Only six players played in the loss to the Philadelphia 76ers. During the game, Kuester received two technical fouls, and was ejected. What did the players on the bench do? They laughed.
They giggled like 5th graders because that day hadn’t been filled with enough disrespect towards the coach, the organization, and more importantly, the fans. Only six players were playing in a game that the Pistons could have possibly one, and they were laughing. McGrady, however, claims they weren’t laughing at him. Really? Something else was funny at the exact moment the coach was ejected? What a coincidence!
- Daye and Stuckey missed the team bus due to a mix-up, and had to take a cab.
- Wilcox overslept.
- Prince and McGrady were both ill.
- Hamilton had no excuse. The team didn’t give any information on where he was, or why he was absent.
- Ben Wallace had the only legitimate excuse. He had been dealing with his brother’s illness for over a month.**
The players and Kuester say that there were other reasons for the absences. TMac has no recollection of an organized protest, Hamilton still pretends that they were all MIA due to chance, and Kuester says there was no protest, and is all an “internal matter.”
The Leader: Most of the blame falls on the shoulders of Rip Hamilton. Rip hasn’t seen much playing time, and after the trade deadline ended, and he was still a Piston, a different reasoning for benching him was given. Apparently, in January, Rip had an altercation with Kuester, stating that he was a failure. This was the second time Hamilton has had an issue with the coach, and as result was benched for it.

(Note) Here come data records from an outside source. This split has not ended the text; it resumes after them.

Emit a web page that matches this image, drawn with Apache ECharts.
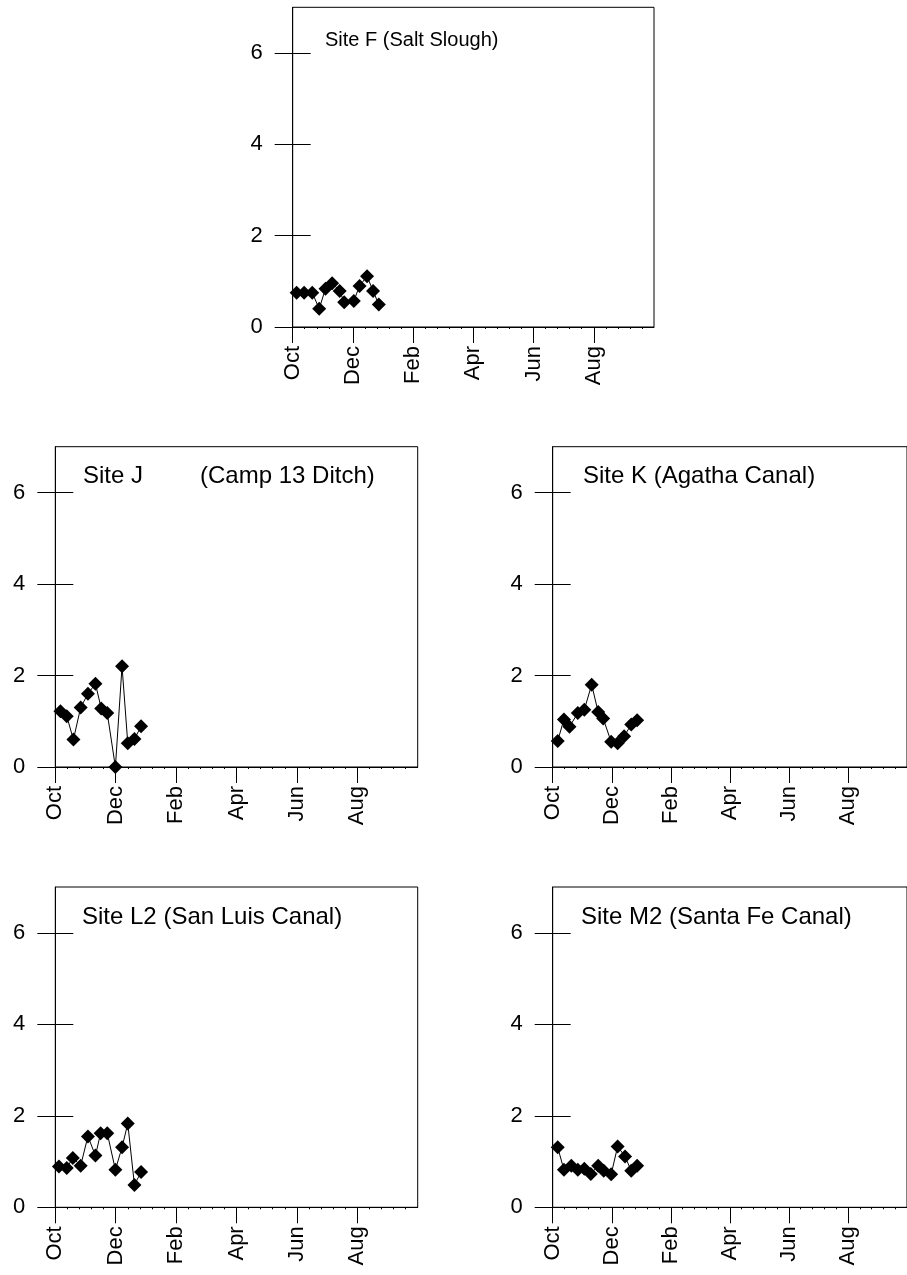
<!DOCTYPE html>
<html><head><meta charset="utf-8">
<script src="https://cdn.jsdelivr.net/npm/echarts@6/dist/echarts.min.js"></script>
<style>html,body{margin:0;padding:0;background:#fff}#c{width:907px;height:1275px}</style>
</head><body><div id="c"></div>
<script>
// Month tick labels (x value = months since 1 Oct)
const monthLabels = ['Oct', 'Dec', 'Feb', 'Apr', 'Jun', 'Aug'];
const xTicks = [0, 2, 4, 6, 8, 10];
const yTicks = [0, 2, 4, 6];

const siteNames = ['Site F (Salt Slough)', 'Site J', 'Site K (Agatha Canal)', 'Site L2 (San Luis Canal)', 'Site M2 (Santa Fe Canal)'];
const extraLabel = '(Camp 13 Ditch)';

const xF = [0.13, 0.38, 0.65, 0.88, 1.09, 1.31, 1.56, 1.71, 2.03, 2.22, 2.47, 2.67, 2.86];
const yF = [0.75, 0.75, 0.75, 0.40, 0.84, 0.96, 0.79, 0.54, 0.57, 0.90, 1.11, 0.79, 0.49];

const xJ = [0.17, 0.38, 0.60, 0.84, 1.08, 1.33, 1.52, 1.72, 1.99, 2.21, 2.40, 2.62, 2.84];
const yJ = [1.22, 1.11, 0.60, 1.30, 1.60, 1.82, 1.28, 1.18, 0.00, 2.20, 0.52, 0.61, 0.89];

const xK = [0.17, 0.38, 0.57, 0.85, 1.07, 1.32, 1.54, 1.71, 1.98, 2.20, 2.42, 2.66, 2.86];
const yK = [0.57, 1.04, 0.88, 1.18, 1.25, 1.80, 1.20, 1.06, 0.55, 0.52, 0.67, 0.93, 1.02];

const xL2 = [0.12, 0.38, 0.58, 0.84, 1.08, 1.33, 1.50, 1.72, 1.99, 2.21, 2.40, 2.62, 2.84];
const yL2 = [0.89, 0.86, 1.08, 0.91, 1.55, 1.13, 1.62, 1.62, 0.82, 1.31, 1.83, 0.49, 0.77];

const xM2 = [0.17, 0.38, 0.63, 0.85, 1.07, 1.29, 1.54, 1.73, 1.98, 2.20, 2.45, 2.66, 2.86];
const yM2 = [1.31, 0.82, 0.91, 0.82, 0.84, 0.73, 0.91, 0.80, 0.72, 1.33, 1.11, 0.80, 0.91];

const seriesX = [xF, xJ, xK, xL2, xM2];
const seriesY = [yF, yJ, yK, yL2, yM2];

const FONT = 'Liberation Sans, Arial, sans-serif';
const FS = 22;

const panels = [
  { left: 292.7, top: 7.3, width: 361.3, height: 319.7, title: [325, 30], tfs: 20 },
  { left: 55.3, top: 446.7, width: 362.4, height: 320.3, title: [83, 464], tfs: 24 },
  { left: 552.7, top: 446.7, width: 362.4, height: 320.3, title: [583, 464], tfs: 24 },
  { left: 55.3, top: 887, width: 362.4, height: 320.3, title: [82, 905], tfs: 24 },
  { left: 552.7, top: 887, width: 362.4, height: 320.3, title: [581, 905], tfs: 24 }
];

const grid = [], xAxis = [], yAxis = [], series = [], title = [];
panels.forEach((p, i) => {
  grid.push({ left: p.left, top: p.top, width: p.width, height: p.height, show: true,
    borderColor: '#000', borderWidth: 1, backgroundColor: 'transparent', containLabel: false });
  xAxis.push({
    type: 'value', gridIndex: i, min: 0, max: 12, interval: 2,
    axisLine: { show: true, onZero: false, lineStyle: { color: '#000', width: 1 } },
    axisTick: { show: true, length: 16, inside: false, customValues: xTicks, lineStyle: { color: '#000' } },
    minorTick: { show: true, splitNumber: 5, length: 2, lineStyle: { color: '#000' } },
    axisLabel: { show: true, rotate: 90, margin: 19, fontSize: FS, fontFamily: FONT, color: '#000',
      customValues: xTicks, formatter: v => monthLabels[Math.round(v / 2)] || '' },
    splitLine: { show: false }
  });
  yAxis.push({
    type: 'value', gridIndex: i, min: 0, max: 7, interval: 1, position: 'left',
    axisLine: { show: true, onZero: false, lineStyle: { color: '#000', width: 1 } },
    axisTick: { show: true, length: 18, inside: false, customValues: yTicks, lineStyle: { color: '#000' } },
    axisLabel: { show: true, margin: 30, fontSize: FS, fontFamily: FONT, color: '#000', customValues: yTicks },
    splitLine: { show: false }
  });
  yAxis.push({
    type: 'value', gridIndex: i, min: 0, max: 7, interval: 1, position: 'left', offset: 0,
    axisLine: { show: false },
    axisTick: { show: true, length: 18, inside: true, customValues: yTicks, lineStyle: { color: '#000' } },
    axisLabel: { show: false },
    splitLine: { show: false }
  });
  series.push({
    type: 'line', xAxisIndex: i, yAxisIndex: 2 * i,
    data: seriesX[i].map((x, k) => [x, seriesY[i][k]]),
    symbol: 'diamond', symbolSize: 14, showAllSymbol: true, clip: false,
    itemStyle: { color: '#000' }, lineStyle: { color: '#000', width: 1 },
    animation: false
  });
  title.push({ text: siteNames[i], left: p.title[0], top: p.title[1], padding: 0,
    textStyle: { fontSize: p.tfs, fontWeight: 'normal', fontFamily: FONT, color: '#000' } });
});
title.push({ text: extraLabel, left: 200, top: 464, padding: 0,
  textStyle: { fontSize: 24, fontWeight: 'normal', fontFamily: FONT, color: '#000' } });

const chart = echarts.init(document.getElementById('c'), null, { renderer: 'canvas' });
chart.setOption({ animation: false, backgroundColor: '#fff', title, grid, xAxis, yAxis, series });
</script></body></html>
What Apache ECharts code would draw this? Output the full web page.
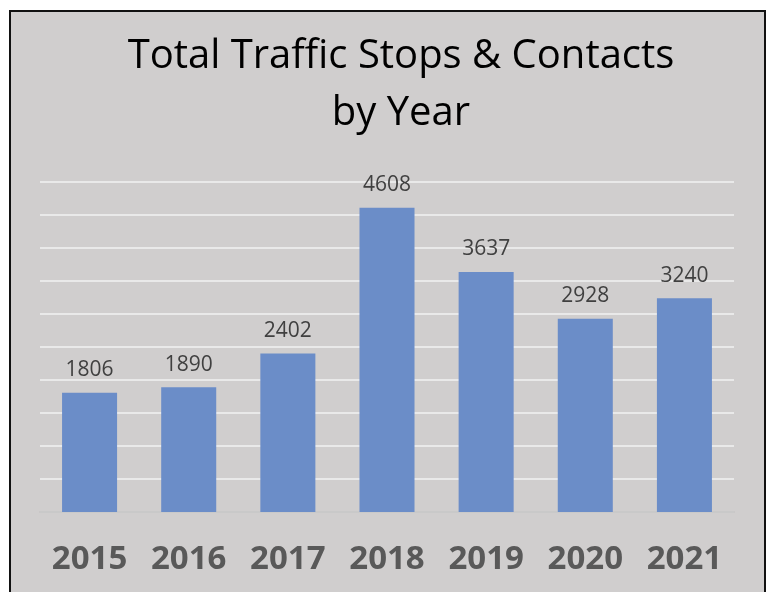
<!DOCTYPE html>
<html>
<head>
<meta charset="utf-8">
<script src="https://cdn.jsdelivr.net/npm/echarts@6/dist/echarts.min.js"></script>
<style>
  html, body { margin: 0; padding: 0; background: #fff; overflow: hidden; }
  #frame {
    position: absolute; left: 9px; top: 10px; width: 757px; height: 620px;
    box-sizing: border-box; border: 2px solid #111; background: #d0cece;
  }
  #main { width: 753px; height: 580px; }
</style>
</head>
<body>
<div id="frame"><div id="main"></div></div>
<script>
// values
const years = ['2015', '2016', '2017', '2018', '2019', '2020', '2021'];
const stops = [1806, 1890, 2402, 4608, 3637, 2928, 3240];

const chart = echarts.init(document.getElementById('main'));
chart.setOption({
  backgroundColor: 'transparent',
  title: {
    text: 'Total Traffic Stops & Contacts\nby Year',
    left: 385,
    textAlign: 'center',
    top: 11,
    textStyle: {
      fontFamily: 'Open Sans',
      fontWeight: 'normal',
      fontSize: 40,
      lineHeight: 57,
      color: '#000'
    }
  },
  grid: { left: 29, right: 30, top: 170, height: 330 },
  xAxis: {
    type: 'category',
    data: years,
    axisTick: { show: false },
    axisLine: { lineStyle: { color: '#bfbfbf', width: 1.5 } },
    axisLabel: {
      margin: 31,
      fontFamily: 'Open Sans',
      fontWeight: 'bold',
      fontSize: 33,
      color: '#595959'
    }
  },
  yAxis: {
    type: 'value',
    min: 0,
    max: 5000,
    interval: 500,
    axisLabel: { show: false },
    axisLine: { show: false },
    axisTick: { show: false },
    splitLine: { lineStyle: { color: '#f2f2f2', width: 1.5 } }
  },
  series: [{
    type: 'bar',
    data: stops,
    barWidth: '55.5%',
    itemStyle: { color: '#6b8dc8' },
    label: {
      show: true,
      position: 'top',
      distance: 12,
      fontFamily: 'Open Sans',
      fontSize: 21,
      color: '#404040'
    }
  }]
});
</script>
</body>
</html>
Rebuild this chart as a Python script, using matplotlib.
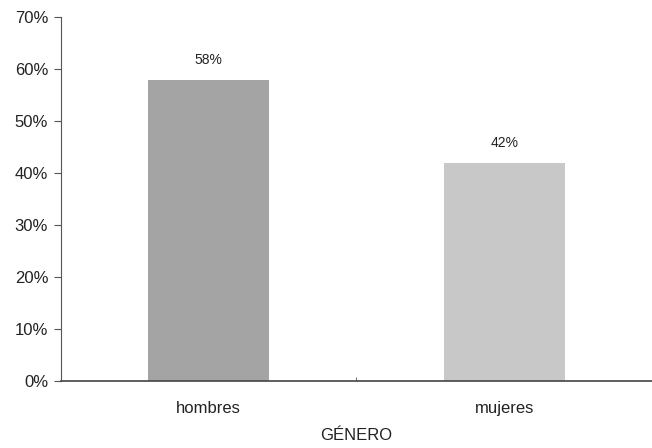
import numpy as np
import matplotlib.pyplot as plt

# datos del grafico
categorias = ['hombres', 'mujeres']
porcentajes = [58, 42]
etiquetas = ['58%', '42%']
colores = ['#a4a4a4', '#c8c8c8']
yticks = [0, 10, 20, 30, 40, 50, 60, 70]

plt.rcParams['font.family'] = ['Liberation Sans', 'DejaVu Sans']

fig = plt.figure(figsize=(6.52, 4.48), dpi=100)
ax = fig.add_axes([0.093, 0.149, 0.907, 0.812])

x = np.arange(len(categorias))
ax.bar(x, porcentajes, width=0.41, color=colores, edgecolor='none', zorder=2)

for xi, v, t in zip(x, porcentajes, etiquetas):
    ax.annotate(t, (xi, v), xytext=(0, 9), textcoords='offset points',
                ha='center', va='bottom', fontsize=10, color='#222222')

ax.set_xlim(-0.5, 1.5)
ax.set_ylim(0, 70)
ax.set_yticks(yticks)
ax.set_yticklabels(['%d%%' % t for t in yticks], fontsize=12, color='#222222')
ax.set_xticks(x)
ax.set_xticklabels(categorias, fontsize=12, color='#222222')
# marca entre categorias
ax.set_xticks([0.5], minor=True)
ax.tick_params(axis='x', which='major', length=0, pad=14)
ax.tick_params(axis='x', which='minor', length=3, direction='in', color='#555555')
ax.tick_params(axis='y', length=5, color='#555555', pad=4)
ax.set_xlabel('GÉNERO', fontsize=12, color='#222222', labelpad=9)

for s in ['top', 'right']:
    ax.spines[s].set_visible(False)
ax.spines['left'].set_color('#555555')
ax.spines['bottom'].set_color('#444444')
ax.spines['bottom'].set_linewidth(1.2)

fig.savefig('out.png', dpi=100)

Rip claims that he’s being blamed because he is the highest paid player on the team, and they need to blame someone. He hasn’t done anything wrong, at all. Ever. Why are we all picking on him?
Who is to blame?: Everyone. In two seasons, John Kuester has not gained the respect of his players, nor any control. Why else would players decided to boycott against him? Why hadn’t Joe Dumars stepped in until after everything happened? The biggest question: How come the players aren’t taking responsibility? Hamilton supposedly has had a talk with Kuester in hopes to mend the relationship, but he avoided all questions on whether he apologized. The team has yet to apologize to the organization or to the fans. The fans that watch as the team continues to struggle, and cross their fingers and hope that there is light at the end of the tunnel. Five members of the Philadelphia 7 were veterans, and the only apology came from a sophomore player: Austin Daye. “With that said, it hurt me to seem my teammates out there with only six players knowing I could help. That’s not a mistake I want to make again. I apologize to the Pistons fans and the Piston family for being late and my tardiness.” Daye still states that he was tardy instead of a protest. However, it is an apology, something the other Philadelphia 7 members haven’t given. Joe Dumars has stated that Kuester has his full support, and also, “We’ve had a long and proud history of being a first class organization that handles its business the right way. We expect everyone that represents the Detroit Pistons to do so in a first class manner and that will continue as we move forward.” It’s almost obvious that Kuester will finish out the season as the head coach. The only change since the incident is that Tracy McGrady has not played since. No one is sure why. Kuester avoided commenting on the subject, and TMac stated that someone should ask Kue. After everything that has happened, there is still a lack of communication in Detroit’s locker room. The players and the coach need to speak to one another.
Regardless of the players’ dislike of Kuester, he is the head coach, and deserves their respect. Especially if they expect to receive respect from him. (“Treat others as you would like to be treated”) The confrontations, the comments to the media, the tweets, and the protest are an embarrassment to a franchise known for its hard work. No team this offseason was fighting for Tracy McGrady, and in Detroit he received a second chance. This is the thanks they get. The team is up for sale, and any major changes can raise the price and prolong yet another obstacle. Would anyone want to own a team whose players decide when they come to work? Players that walk in the showers while the coach is speaking, and have frequent quarrels? The least the players can do is grow up and take responsibility. The avoidance of questions, and the “play stupid” approach is only creating more problems. In January, the team was 2.5 games behind Indiana or the 8th spot in the Eastern Conference. Now, all playoff hopes are lost. The season can’t end soon enough.
The fans thank the Loyal 6 that played in last Friday’s game. If you are paid to show up to practice, and play basketball, then show up for practice and play the game. Be thankful that you have the chance to do so.
* Philadelphia 7 nickname courtesy of Pistons beat writer, Dave Hogg.
**Wallace’s brother recently passed away.